Ambitieux, stratège et parfois impitoyable, Bernard Arnault a transformé une simple fusion en révolution industrielle. Comment cette maison française a-t-elle redessiné la carte mondiale du luxe ? Retour sur un parcours où l’élégance masque une stratégie implacable.
L’alliance entre Louis Vuitton et Moët Hennessy
L’histoire de LVMH démarre en 1987, quand Louis Vuitton, icône de la maroquinerie de luxe fondée en 1854, décide de fusionner avec Moët Hennessy, conglomérat de vins et spiritueux renommé. Ce mariage de raison entre le luxe artisanal et les vins de prestige n’était pas une rencontre tranquille.
La fusion est orchestrée par Bernard Arnault, un entrepreneur français aussi ambitieux que déterminé, qui n’hésite pas à utiliser des tactiques de prise de contrôle audacieuses pour s’assurer une place de choix au sein du groupe.
Bernard Arnault, l’homme-orchestre
Avec l’arrivée de Bernard Arnault à la tête de LVMH en 1989, le groupe prend une toute autre dimension. En quelques années, Arnault impose une stratégie d’acquisition inédite, redéfinissant les standards du luxe et la gestion des marques.
Son ambition est limpide : transformer LVMH en un empire mondial, regroupant les plus prestigieuses maisons de luxe. En diversifiant les acquisitions à travers la mode, la joaillerie, l’horlogerie et les cosmétiques, il bâtit un conglomérat unique. Sous sa direction, LVMH n’est pas seulement une entité qui s’agrandit, c’est un moteur de transformation pour l’industrie entière, inspirant autant qu’intimidant.
La stratégie d’acquisition
Bernard Arnault se fait rapidement un nom pour sa capacité à repérer les marques à potentiel et à les intégrer au sein de LVMH. Des années 1990 à aujourd’hui, le groupe multiplie les rachats, en ciblant des maisons iconiques comme Céline, Givenchy, Kenzo, puis plus récemment Tiffany & Co.
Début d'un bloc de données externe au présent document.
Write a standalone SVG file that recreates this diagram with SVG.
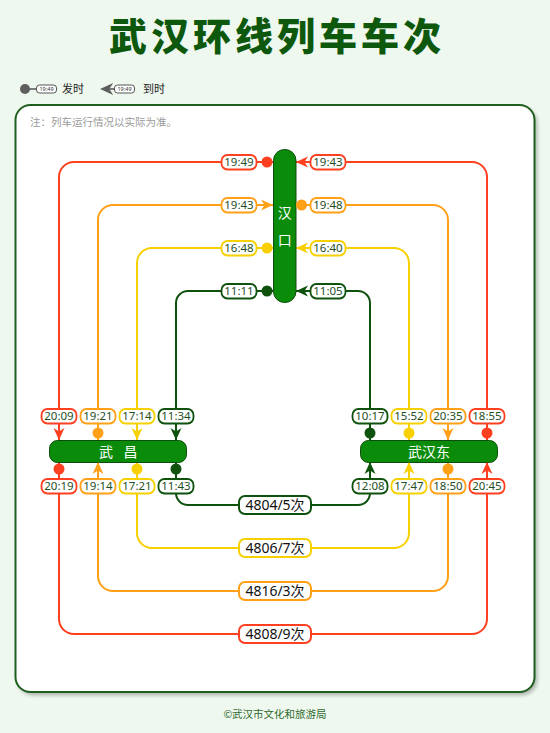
<svg xmlns="http://www.w3.org/2000/svg" xmlns:xlink="http://www.w3.org/1999/xlink" width="550" height="733" viewBox="0 0 550 733">
<defs>
<style>
.bg{fill:#EEF8EE}
.title{font-family:"Noto Sans CJK SC",sans-serif;font-weight:900;font-size:38px;fill:#0D580D;letter-spacing:4px}
.note{font-family:"Noto Sans CJK SC",sans-serif;font-size:10.5px;fill:#9a9a9a}
.foot{font-family:"Noto Sans CJK SC",sans-serif;font-size:10.5px;fill:#2E6A2E}
.leg{font-family:"Noto Sans CJK SC",sans-serif;font-size:11px;fill:#222}
.legt{font-family:"Noto Sans",sans-serif;font-size:5.5px;fill:#333}
.ln{fill:none;stroke-width:2}
.tb{fill:#fff;stroke-width:1.8}
.tt{font-family:"Noto Sans","Noto Sans CJK SC",sans-serif;font-size:11.5px;fill:#1F4F1F;text-anchor:middle}
.nb{fill:#fff;stroke-width:2}
.nt{font-family:"Noto Sans","Noto Sans CJK SC",sans-serif;font-size:14px;fill:#111;text-anchor:middle}
.st{fill:#0A8C0A;stroke:#0C4C0C;stroke-width:1}
.sn{font-family:"Noto Sans CJK SC",sans-serif;font-size:14px;fill:#fff;text-anchor:middle}
.rf{fill:#FF4020}.of{fill:#FFA016}.yf{fill:#F8D000}.gf{fill:#0E520E}
.rs{stroke:#FF4020}.os{stroke:#FFA016}.ys{stroke:#F8D000}.gs{stroke:#0E520E}
</style>
<path id="ah" d="M0,0 L-12,-5.5 L-8.5,0 L-12,5.5 Z"/>
<filter id="sh" x="-5%" y="-5%" width="110%" height="110%">
<feGaussianBlur stdDeviation="2"/>
</filter>
</defs>
<rect class="bg" x="0" y="0" width="550" height="733"/>
<text class="title" x="277" y="50" text-anchor="middle">武汉环线列车车次</text>

<g id="legend">
<line x1="25" y1="89" x2="37" y2="89" stroke="#555" stroke-width="1.5"/>
<circle cx="25" cy="89" r="5" fill="#5f5f5f"/>
<rect x="36.5" y="85" width="20" height="8" rx="3" fill="#fff" stroke="#555" stroke-width="1"/>
<text class="legt" x="46.5" y="91" text-anchor="middle">19:49</text>
<text class="leg" x="62" y="93">发时</text>
<line x1="105" y1="89" x2="115" y2="89" stroke="#555" stroke-width="1.5"/>
<use xlink:href="#ah" href="#ah" transform="translate(100,89) rotate(180) scale(1.1)" fill="#5f5f5f"/>
<rect x="114.5" y="85" width="20" height="8" rx="3" fill="#fff" stroke="#555" stroke-width="1"/>
<text class="legt" x="124.5" y="91" text-anchor="middle">19:49</text>
<text class="leg" x="143" y="93">到时</text>
</g>

<rect x="18" y="108" width="519" height="587" rx="15" fill="#000" opacity="0.3" filter="url(#sh)"/>
<rect x="15.5" y="105" width="519" height="587" rx="15" fill="#fff" stroke="#1E5E1E" stroke-width="2"/>
<text class="note" x="30" y="125.5">注：列车运行情况以实际为准。</text>

<g id="connectors">
<path class="ln rs" d="M487,440 V177 A15,15 0 0 0 472,162 H296"/>
<path class="ln rs" d="M273,162 H74 A15,15 0 0 0 59,177 V440"/>
<path class="ln rs" d="M59,462 V619 A15,15 0 0 0 74,634 H472 A15,15 0 0 0 487,619 V462"/>
<path class="ln os" d="M98,440 V220 A15,15 0 0 1 113,205 H273"/>
<path class="ln os" d="M296,205 H433 A15,15 0 0 1 448,220 V440"/>
<path class="ln os" d="M448,462 V576 A15,15 0 0 1 433,591 H113 A15,15 0 0 1 98,576 V462"/>
<path class="ln ys" d="M409,440 V263 A15,15 0 0 0 394,248 H296"/>
<path class="ln ys" d="M273,248 H152 A15,15 0 0 0 137,263 V440"/>
<path class="ln ys" d="M137,462 V533 A15,15 0 0 0 152,548 H394 A15,15 0 0 0 409,533 V462"/>
<path class="ln gs" d="M370,440 V303 A12,12 0 0 0 358,291 H296"/>
<path class="ln gs" d="M273,291 H188 A12,12 0 0 0 176,303 V440"/>
<path class="ln gs" d="M176,462 V493 A12,12 0 0 0 188,505 H358 A12,12 0 0 0 370,493 V462"/>
</g>

<g id="hankou">
<rect class="st" x="273.5" y="149.5" width="22.5" height="153" rx="11"/>
<text class="sn" x="284.7" y="218">汉</text>
<text class="sn" x="284.7" y="245">口</text>
</g>
<g id="wuchang">
<rect class="st" x="49.5" y="440.5" width="137" height="22" rx="8"/>
<text class="sn" x="120" y="456.5" style="letter-spacing:3.7px">武 昌</text>
</g>
<g id="wuhandong">
<rect class="st" x="360.5" y="440.5" width="137" height="22" rx="8"/>
<text class="sn" x="429" y="456.5">武汉东</text>
</g>

<g id="markers">
<circle class="rf" cx="267" cy="162" r="5.5"/>
<circle class="rf" cx="59" cy="469" r="5.5"/>
<circle class="rf" cx="487" cy="433" r="5.5"/>
<circle class="of" cx="301.5" cy="205" r="5.5"/>
<circle class="of" cx="98" cy="433" r="5.5"/>
<circle class="of" cx="448" cy="469" r="5.5"/>
<circle class="yf" cx="267" cy="248" r="5.5"/>
<circle class="yf" cx="137" cy="469" r="5.5"/>
<circle class="yf" cx="409" cy="433" r="5.5"/>
<circle class="gf" cx="267" cy="291" r="5.5"/>
<circle class="gf" cx="176" cy="469" r="5.5"/>
<circle class="gf" cx="370" cy="433" r="5.5"/>
<use xlink:href="#ah" href="#ah" class="rf" transform="translate(296,162) rotate(180)"/>
<use xlink:href="#ah" href="#ah" class="rf" transform="translate(59,440) rotate(90)"/>
<use xlink:href="#ah" href="#ah" class="rf" transform="translate(487,462) rotate(-90)"/>
<use xlink:href="#ah" href="#ah" class="of" transform="translate(273,205)"/>
<use xlink:href="#ah" href="#ah" class="of" transform="translate(98,462) rotate(-90)"/>
<use xlink:href="#ah" href="#ah" class="of" transform="translate(448,440) rotate(90)"/>
<use xlink:href="#ah" href="#ah" class="yf" transform="translate(296,248) rotate(180)"/>
<use xlink:href="#ah" href="#ah" class="yf" transform="translate(137,440) rotate(90)"/>
<use xlink:href="#ah" href="#ah" class="yf" transform="translate(409,462) rotate(-90)"/>
<use xlink:href="#ah" href="#ah" class="gf" transform="translate(296,291) rotate(180)"/>
<use xlink:href="#ah" href="#ah" class="gf" transform="translate(176,440) rotate(90)"/>
<use xlink:href="#ah" href="#ah" class="gf" transform="translate(370,462) rotate(-90)"/>
</g>

<g id="times">
<rect class="tb rs" x="221.5" y="155" width="35" height="14.5" rx="6"/><text class="tt" x="239" y="166.3">19:49</text>
<rect class="tb rs" x="310.5" y="155" width="35" height="14.5" rx="6"/><text class="tt" x="328" y="166.3">19:43</text>
<rect class="tb os" x="221.5" y="198" width="35" height="14.5" rx="6"/><text class="tt" x="239" y="209.3">19:43</text>
<rect class="tb os" x="310.5" y="198" width="35" height="14.5" rx="6"/><text class="tt" x="328" y="209.3">19:48</text>
<rect class="tb ys" x="221.5" y="241" width="35" height="14.5" rx="6"/><text class="tt" x="239" y="252.3">16:48</text>
<rect class="tb ys" x="310.5" y="241" width="35" height="14.5" rx="6"/><text class="tt" x="328" y="252.3">16:40</text>
<rect class="tb gs" x="221.5" y="284" width="35" height="14.5" rx="6"/><text class="tt" x="239" y="295.3">11:11</text>
<rect class="tb gs" x="310.5" y="284" width="35" height="14.5" rx="6"/><text class="tt" x="328" y="295.3">11:05</text>

<rect class="tb rs" x="41.5" y="409" width="35" height="14.5" rx="6"/><text class="tt" x="59" y="420.3">20:09</text>
<rect class="tb os" x="80.5" y="409" width="35" height="14.5" rx="6"/><text class="tt" x="98" y="420.3">19:21</text>
<rect class="tb ys" x="119.5" y="409" width="35" height="14.5" rx="6"/><text class="tt" x="137" y="420.3">17:14</text>
<rect class="tb gs" x="158.5" y="409" width="35" height="14.5" rx="6"/><text class="tt" x="176" y="420.3">11:34</text>
<rect class="tb rs" x="41.5" y="479" width="35" height="14.5" rx="6"/><text class="tt" x="59" y="490.3">20:19</text>
<rect class="tb os" x="80.5" y="479" width="35" height="14.5" rx="6"/><text class="tt" x="98" y="490.3">19:14</text>
<rect class="tb ys" x="119.5" y="479" width="35" height="14.5" rx="6"/><text class="tt" x="137" y="490.3">17:21</text>
<rect class="tb gs" x="158.5" y="479" width="35" height="14.5" rx="6"/><text class="tt" x="176" y="490.3">11:43</text>

<rect class="tb gs" x="352.5" y="409" width="35" height="14.5" rx="6"/><text class="tt" x="370" y="420.3">10:17</text>
<rect class="tb ys" x="391.5" y="409" width="35" height="14.5" rx="6"/><text class="tt" x="409" y="420.3">15:52</text>
<rect class="tb os" x="430.5" y="409" width="35" height="14.5" rx="6"/><text class="tt" x="448" y="420.3">20:35</text>
<rect class="tb rs" x="469.5" y="409" width="35" height="14.5" rx="6"/><text class="tt" x="487" y="420.3">18:55</text>
<rect class="tb gs" x="352.5" y="479" width="35" height="14.5" rx="6"/><text class="tt" x="370" y="490.3">12:08</text>
<rect class="tb ys" x="391.5" y="479" width="35" height="14.5" rx="6"/><text class="tt" x="409" y="490.3">17:47</text>
<rect class="tb os" x="430.5" y="479" width="35" height="14.5" rx="6"/><text class="tt" x="448" y="490.3">18:50</text>
<rect class="tb rs" x="469.5" y="479" width="35" height="14.5" rx="6"/><text class="tt" x="487" y="490.3">20:45</text>
</g>

<g id="trains">
<rect class="nb gs" x="239" y="496" width="72" height="18" rx="6"/><text class="nt" x="275" y="510">4804/5次</text>
<rect class="nb ys" x="239" y="539" width="72" height="18" rx="6"/><text class="nt" x="275" y="553">4806/7次</text>
<rect class="nb os" x="239" y="582" width="72" height="18" rx="6"/><text class="nt" x="275" y="596">4816/3次</text>
<rect class="nb rs" x="239" y="625" width="72" height="18" rx="6"/><text class="nt" x="275" y="639">4808/9次</text>
</g>

<text class="foot" x="275" y="717.5" text-anchor="middle">©武汉市文化和旅游局</text>
</svg>
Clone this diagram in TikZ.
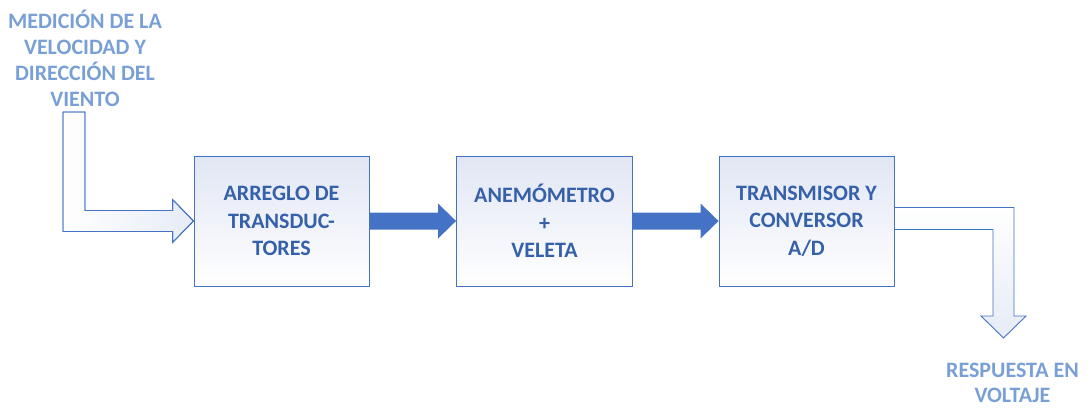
\documentclass[tikz,border=0pt]{standalone}
\usepackage{fontspec}
\setmainfont{Carlito}
\usetikzlibrary{calc}
\definecolor{accent}{HTML}{4472C4}
\definecolor{boxtext}{HTML}{3560AA}
\definecolor{labeltext}{HTML}{79A0D6}
\definecolor{boxtint}{HTML}{E1E6F4}
\definecolor{arrowtint}{HTML}{E6EBF6}
\tikzset{
  blockbox/.style={draw=accent, line width=0.9pt, shade, shading angle=45,
    top color=boxtint, bottom color=white, minimum width=175pt, minimum height=130pt,
    align=center, text=boxtext, font=\fontsize{22}{27.5}\selectfont\bfseries, inner sep=0pt},
  outlabel/.style={align=center, text=labeltext, font=\fontsize{22}{26}\selectfont\bfseries, inner sep=0pt},
  solidarrow/.style={fill=accent},
  hollowarrow/.style={draw=accent, line width=0.9pt, line join=miter},
}
\newcommand\linkarrow[2]{%
  \fill[solidarrow] ($(#1.east)+(0,-8.5)$) -- ($(#2.west)+(-18,-8.5)$)
    -- ($(#2.west)+(-18,-17.5)$) -- (#2.west) -- ($(#2.west)+(-18,17.5)$)
    -- ($(#2.west)+(-18,8.5)$) -- ($(#1.east)+(0,8.5)$) -- cycle;}
\begin{document}
\begin{tikzpicture}[x=1pt,y=-1pt]
\useasboundingbox (0,0) rectangle (1091,408);

% processing blocks
\node[blockbox] (b1) at (281.5,221) {ARREGLO DE\\TRANSDUC-\\TORES};
\node[blockbox, minimum width=176pt] (b2) at (544.5,221) {ANEMÓMETRO\\+\\VELETA};
\node[blockbox] (b3) at (806.5,221) {TRANSMISOR Y\\CONVERSOR\\A/D};

% input and output labels
\node[outlabel] (inlabel) at (85,58) {MEDICIÓN DE LA\\VELOCIDAD Y\\DIRECCIÓN DEL\\VIENTO};
\node[outlabel, font=\fontsize{22}{25}\selectfont\bfseries] (outlabel) at (1012.5,383) {RESPUESTA EN\\VOLTAJE};
\coordinate (src) at (74,112);
\coordinate (dst) at (1003.5,338);

% solid arrows between the blocks
\linkarrow{b1}{b2}
\linkarrow{b2}{b3}

% bent outline arrow into the first block
\path[hollowarrow, shade, left color=white, right color=arrowtint]
  ($(src)+(-11,0)$) -- ($(src)+(11,0)$) |- ($(b1.west)+(-21,-10.5)$)
  -- ($(b1.west)+(-21,-21.5)$) -- (b1.west) -- ($(b1.west)+(-21,21.5)$)
  -- ($(b1.west)+(-21,10.5)$) -| cycle;
\draw[hollowarrow]
  ($(src)+(-11,0)$) -- ($(src)+(11,0)$) |- ($(b1.west)+(-21,-10.5)$)
  -- ($(b1.west)+(-21,-21.5)$) -- (b1.west) -- ($(b1.west)+(-21,21.5)$)
  -- ($(b1.west)+(-21,10.5)$) -| cycle;

% bent outline arrow out of the last block
\path[hollowarrow, shade, top color=white, bottom color=arrowtint]
  ($(b3.east)+(0,-13.5)$) -| ($(dst)+(10.5,-22)$) -- ($(dst)+(22.5,-22)$)
  -- (dst) -- ($(dst)+(-22.5,-22)$) -- ($(dst)+(-10.5,-22)$)
  |- ($(b3.east)+(0,8.5)$) -- cycle;
\end{tikzpicture}
\end{document}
Ces acquisitions ne sont pas de simples rachats : chaque marque conserve son identité propre, tout en profitant de la puissance de frappe de LVMH pour accélérer son développement international.
« LVMH a su garder l’âme des maisons qu’il acquiert tout en les intégrant dans un modèle d’affaires globalisé, » souligne l’historienne de la mode Armelle Bayle. Le groupe sait allier l’indépendance créative des marques avec une gestion rationnalisée des aspects commerciaux et logistiques.
La conquête
La force de LVMH repose sur sa capacité à diversifier son portefeuille sans diluer l’image de luxe. En s’implantant aussi dans l’hôtellerie (Cheval Blanc, Belmond) et la distribution (Le Bon Marché, Sephora), LVMH couvre désormais l’ensemble de l’expérience de consommation du luxe. Présent dans plus de 70 pays avec un portefeuille de 75 marques, le groupe est devenu un acteur global.
Sa percée en Asie dans les années 1990 en fait l’un des premiers à capter l’essor du marché du luxe dans cette région. Aujourd’hui, l’Asie représente une part stratégique de ses revenus, un succès lié à son adaptabilité et à une compréhension fine des cultures locales.
En parallèle de son expansion fulgurante, LVMH doit composer avec les attentes croissantes en matière de durabilité. En tant que leader, il se retrouve face à des critiques sur son empreinte environnementale. Le groupe a lancé le programme « Life 360 » en 2021, visant à réduire cette empreinte d’ici 2030. Antoine Arnault, directeur de la communication et de l’image, affirme : « Nous avons la responsabilité de montrer la voie d’un luxe plus durable. » Si ces engagements marquent un tournant, le défi reste de taille pour faire coïncider luxe et durabilité.